Kubica liczy, że bolid go nie zawiedzie
Hiszpański tor uliczny położony w portowej dzielnicy miasta po raz pierwszy znalazł się w kalendarzu mistrzostw świata. Valencia Urban Circuit przypomina nieco tor w Monte Carlo. Obiekt jest dobrze znany wszystkim kierowcom, bowiem często odbywają się na nim testy. Kubica w tym roku miał okazję już kilka razy jeździć w Walencji.
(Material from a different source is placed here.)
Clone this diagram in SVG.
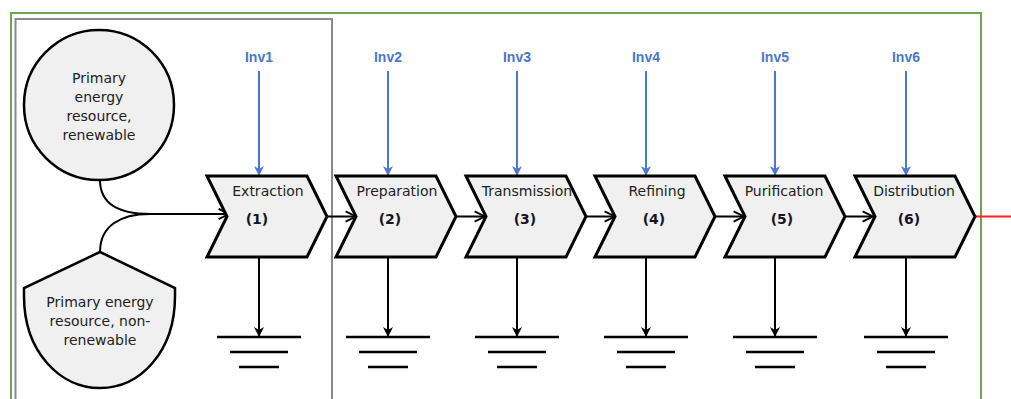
<svg xmlns="http://www.w3.org/2000/svg" width="1011" height="399" viewBox="0 0 1011 399">
  <style>
    .lbl { font-family: "DejaVu Sans", Verdana, sans-serif; font-size: 14px; fill: #222; text-anchor: middle; }
    .num { font-family: "DejaVu Sans", Verdana, sans-serif; font-size: 14px; font-weight: bold; fill: #151525; text-anchor: middle; }
    .inv { font-family: "Liberation Sans", Arial, sans-serif; font-size: 14px; font-weight: bold; fill: #4a78c8; text-anchor: middle; }
    .chev { fill: #f0f0f0; stroke: #000; stroke-width: 3; stroke-linejoin: miter; }
    .src { fill: #f0f0f0; stroke: #000; stroke-width: 2.5; }
    .blue { stroke: #4a78d0; stroke-width: 2; fill: none; }
    .blk { stroke: #000; stroke-width: 2; fill: none; }
    .gnd { stroke: #000; stroke-width: 2.5; }
  </style>
  <defs>
    <marker id="ab" viewBox="0 0 10 10" refX="9" refY="5" markerWidth="5" markerHeight="5" orient="auto" markerUnits="strokeWidth">
      <path d="M0,0 L10,5 L0,10 L3,5 Z" fill="#4a78d0"/>
    </marker>
    <marker id="ak" viewBox="0 0 10 10" refX="9" refY="5" markerWidth="5" markerHeight="5" orient="auto" markerUnits="strokeWidth">
      <path d="M0,0 L10,5 L0,10 L3,5 Z" fill="#000"/>
    </marker>
    <marker id="ao" viewBox="0 0 10 10" refX="9" refY="5" markerWidth="6.5" markerHeight="6.5" orient="auto" markerUnits="strokeWidth">
      <path d="M1,1 L9,5 L1,9" fill="none" stroke="#000" stroke-width="1.5"/>
    </marker>
  </defs>
  <rect x="0" y="0" width="1011" height="399" fill="#fff"/>
  <g id="frame-green"><rect x="11" y="13" width="970" height="400" fill="none" stroke="#74a053" stroke-width="2"/></g>
  <g id="frame-gray"><rect x="15.5" y="19" width="316.5" height="400" fill="none" stroke="#8a8a8a" stroke-width="2"/></g>

  <g id="connectors">
    <path class="blk" d="M100,180 C100,205 120,214 150,214 L229,214" marker-end="url(#ao)"/>
    <path class="blk" d="M100,252 C100,226 120,214 150,214"/>
    <path class="blk" d="M327,216.5 L356,216.5" marker-end="url(#ao)"/>
    <path class="blk" d="M456,216.5 L485,216.5" marker-end="url(#ao)"/>
    <path class="blk" d="M586,216.5 L615,216.5" marker-end="url(#ao)"/>
    <path class="blk" d="M715,216.5 L744,216.5" marker-end="url(#ao)"/>
    <path class="blk" d="M845,216.5 L873,216.5" marker-end="url(#ao)"/>
    <path d="M975,216.5 L1011,216.5" stroke="#ff2020" stroke-width="2"/>
    <path class="blue" d="M259,71 L259,175" marker-end="url(#ab)"/>
    <path class="blue" d="M388,71 L388,175" marker-end="url(#ab)"/>
    <path class="blue" d="M517,71 L517,175" marker-end="url(#ab)"/>
    <path class="blue" d="M646,71 L646,175" marker-end="url(#ab)"/>
    <path class="blue" d="M775,71 L775,175" marker-end="url(#ab)"/>
    <path class="blue" d="M906,71 L906,175" marker-end="url(#ab)"/>
    <path class="blk" d="M259,258 L259,336" marker-end="url(#ak)"/>
    <path class="blk" d="M388,258 L388,336" marker-end="url(#ak)"/>
    <path class="blk" d="M517,258 L517,336" marker-end="url(#ak)"/>
    <path class="blk" d="M646,258 L646,336" marker-end="url(#ak)"/>
    <path class="blk" d="M775,258 L775,336" marker-end="url(#ak)"/>
    <path class="blk" d="M906,258 L906,336" marker-end="url(#ak)"/>
  </g>

  <g id="src-renewable">
    <circle class="src" cx="99" cy="105" r="75"/>
    <text class="lbl" x="99" y="83">Primary</text>
    <text class="lbl" x="99" y="102">energy</text>
    <text class="lbl" x="99" y="121">resource,</text>
    <text class="lbl" x="99" y="140">renewable</text>
  </g>
  <g id="src-nonrenewable">
    <path class="src" d="M100,252 L175,288 L175,296 C175,352 140,388 100,388 C60,388 24,352 24,296 L24,288 Z"/>
    <text class="lbl" x="100" y="307">Primary energy</text>
    <text class="lbl" x="100" y="326">resource, non-</text>
    <text class="lbl" x="100" y="345">renewable</text>
  </g>

  <g id="inv-labels">
    <text class="inv" x="259" y="62">Inv1</text>
    <text class="inv" x="388" y="62">Inv2</text>
    <text class="inv" x="517" y="62">Inv3</text>
    <text class="inv" x="646" y="62">Inv4</text>
    <text class="inv" x="775" y="62">Inv5</text>
    <text class="inv" x="906" y="62">Inv6</text>
  </g>

  <g id="step1">
    <path class="chev" d="M207,176 L307,176 L327,216.5 L307,257 L207,257 L227,216.5 Z"/>
    <text class="lbl" x="268" y="196">Extraction</text>
    <text class="num" x="257" y="224">(1)</text>
  </g>
  <g id="step2">
    <path class="chev" d="M336,176 L436,176 L456,216.5 L436,257 L336,257 L356,216.5 Z"/>
    <text class="lbl" x="397" y="196">Preparation</text>
    <text class="num" x="390" y="224">(2)</text>
  </g>
  <g id="step3">
    <path class="chev" d="M466,176 L566,176 L586,216.5 L566,257 L466,257 L486,216.5 Z"/>
    <text class="lbl" x="527" y="196">Transmission</text>
    <text class="num" x="525" y="224">(3)</text>
  </g>
  <g id="step4">
    <path class="chev" d="M595,176 L695,176 L715,216.5 L695,257 L595,257 L615,216.5 Z"/>
    <text class="lbl" x="657" y="196">Refining</text>
    <text class="num" x="654" y="224">(4)</text>
  </g>
  <g id="step5">
    <path class="chev" d="M725,176 L825,176 L845,216.5 L825,257 L725,257 L745,216.5 Z"/>
    <text class="lbl" x="784" y="196">Purification</text>
    <text class="num" x="782" y="224">(5)</text>
  </g>
  <g id="step6">
    <path class="chev" d="M855,176 L955,176 L975,216.5 L955,257 L855,257 L875,216.5 Z"/>
    <text class="lbl" x="914" y="196">Distribution</text>
    <text class="num" x="909" y="224">(6)</text>
  </g>

  <g id="grounds">
    <g id="ground1"><line class="gnd" x1="217" y1="337" x2="301" y2="337"/><line class="gnd" x1="230" y1="352" x2="288" y2="352"/><line class="gnd" x1="239" y1="367" x2="279" y2="367"/></g>
    <g id="ground2"><line class="gnd" x1="346" y1="337" x2="430" y2="337"/><line class="gnd" x1="359" y1="352" x2="417" y2="352"/><line class="gnd" x1="368" y1="367" x2="408" y2="367"/></g>
    <g id="ground3"><line class="gnd" x1="475" y1="337" x2="559" y2="337"/><line class="gnd" x1="488" y1="352" x2="546" y2="352"/><line class="gnd" x1="497" y1="367" x2="537" y2="367"/></g>
    <g id="ground4"><line class="gnd" x1="604" y1="337" x2="688" y2="337"/><line class="gnd" x1="617" y1="352" x2="675" y2="352"/><line class="gnd" x1="626" y1="367" x2="666" y2="367"/></g>
    <g id="ground5"><line class="gnd" x1="733" y1="337" x2="817" y2="337"/><line class="gnd" x1="746" y1="352" x2="804" y2="352"/><line class="gnd" x1="755" y1="367" x2="795" y2="367"/></g>
    <g id="ground6"><line class="gnd" x1="864" y1="337" x2="948" y2="337"/><line class="gnd" x1="877" y1="352" x2="935" y2="352"/><line class="gnd" x1="886" y1="367" x2="926" y2="367"/></g>
  </g>
</svg>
Kierowca BMW Sauber w ostatnich Grand Prix spisywał się poniżej oczekiwań. Po kapitalnym początku sezonu i prowadzeniu w klasyfikacji generalnej Polak znacznie rozbudził nasze nadzieje. Teraz wyraźnie spuścił z tonu. W pierwszej trójce nie był jednak od 8 czerwca. Wtedy to wygrał GP Kanady w Montrealu. W następnych czterech wyścigach najlepszym miejscem, jakie zajął, było 5. W zeszłym sezonie cieszyliśmy się z każdej lokaty Polaka w pierwszej dziesiątce. Apetyty jednak wzrosły i już widzieliśmy Kubicę jako mistrza świata F1.
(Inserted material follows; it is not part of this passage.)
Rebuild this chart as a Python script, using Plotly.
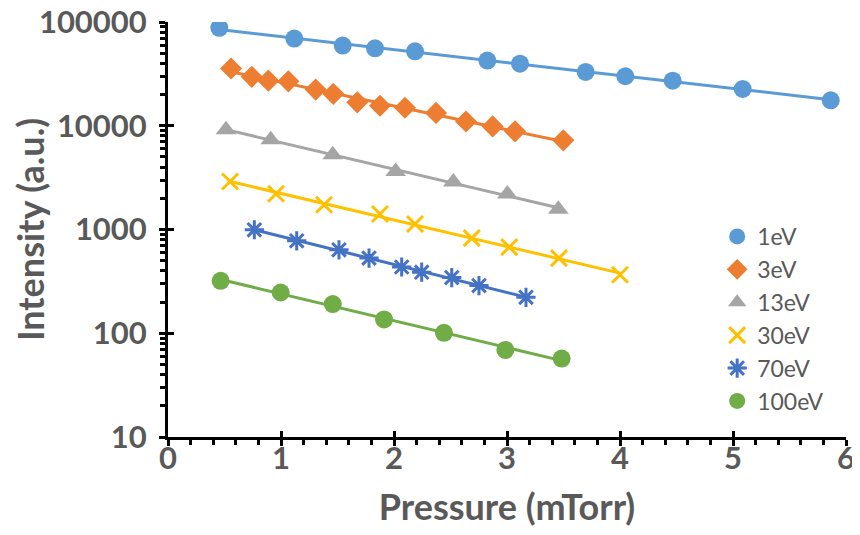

Przed trzema tygodniami liczyliśmy, że Robert przełamie złą passę na torze Hungaroring pod Budapesztem. Przeliczyliśmy się. Polaka dopingowało prawie 30 tysięcy naszych kibiców, ale był dopiero ósmy. - Byłem bardzo zdziwiony, że bolid tak źle jeździł. Mogę mieć tylko nadzieję, że teraz będzie zupełnie inaczej. Przepracowaliśmy dobrze ostatnie dni - zapewnia kierowca.
- Ta przerwa przyniosła nam wiele korzyści. Zregenerowaliśmy siły i na pewno będziemy znowu walczyć o podium - dodaje szef BMW Sauber Mario Theissen. - Mamy jeszcze kilka strzał w kołczanie i zamierzamy zadać nimi parę celnych ciosów - dodaje Niemiec.